Si dedico algunas palabras a este texto es para reivindicar la dirección opuesta: me gustan las novelas cortas, aquellas que, como lo hacía González Vera, son "corregidas y disminuidas", aquellas novelas-bónsai como las de Alejandro Zambra, de Thomas Bernhard y tantos otros que habitan el panteón de las pequeñas delicias: esas donde las palabras son cuidados cortes de arbolito, donde se respeta el silencio, la página en blanco, la pausa y el candor, el cuidadoso trabajo de la palabra cercana a la poesía y la inteligencia y paciencia del lector, esas novelitas que son capaces de contener en no más de ciento veinte, ciento cincuenta páginas un mundo poderoso a punta de recortes, muchos recortes, para dejar al arbolito concentrado, intenso, profundo. En otras palabras, donde el trabajo es reflejo de paciencia, sabiduría y laboriosidad, como de cierta humildad, cuidado y espera.

Ha muerto Alfonso Calderón

Ha muerto Alfonso Calderón.
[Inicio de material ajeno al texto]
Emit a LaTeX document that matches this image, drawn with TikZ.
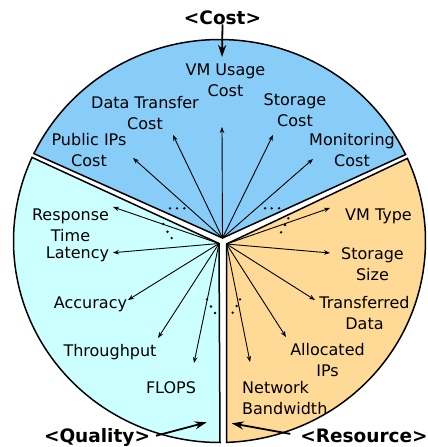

Siento que con él se va una época. Aún quedan algunos próceres como Pedro Lastra, pero se ha ido uno de sus mejores espadines.

Tuve la suerte de que me hiciera clases. Lo recuerdo como un excelente profesor. Muy ameno, despierto y de una memoria increíble. El último memorioso de la literatura, leí por ahí en una nota necrológica. Sí, sin duda. Era impresionante escucharlo hablar de calles, lugares, personajes reales y ficiticios de la vida santiaguina de otra época, que me recuerda más a mis padres y abuelos que a este presente desmemoriado, que rehuye de los antepasados. Era agradable escucharlo hablar también sobre la literatura colonial y la testimonial y autobiográfica. Si bien lo conocí poco, apenas un semestre, lo que más recuerdo es su estampa de literato ameno, conocedor, un gran conversador, lúcido y muy inquieto, de un vigor y una pasión desbordantes.

Siento que hacen falta más escritores como Alfonso Calderón. Su trabajo de difusión de la literatura como profesor, editor, prologuista y antologador ha sido extraordinario. Su trabajo de difusión de la lectura a nivel escolar es precioso, tiene la marca del maestro que quiere a sus alumnos. Los libros pequeños de la Editorial Quimantú marcó a varias generaciones, quienes encontramos en esos librillos grandes joyitas de la literatura universal a bajo precio, para el alcance de todos. Sus libros de memorias de ciudades como Valparaíso y Santiago también son testimonios de nuestro pasado, de lo que fuimos y tal vez debiéramos reconsiderar.

No me gustan, en lo personal, las notas necrológicas. Pero da pena cuando uno siente que ha partido alguien que deja un gran vacío, cuando fallece un escritor y profesor en algún minuto de tu vida, bien cercano, uno recuerda varios momentos únicos, inigualables, que también parten a lo lejos, para difícilmente ser recuperados.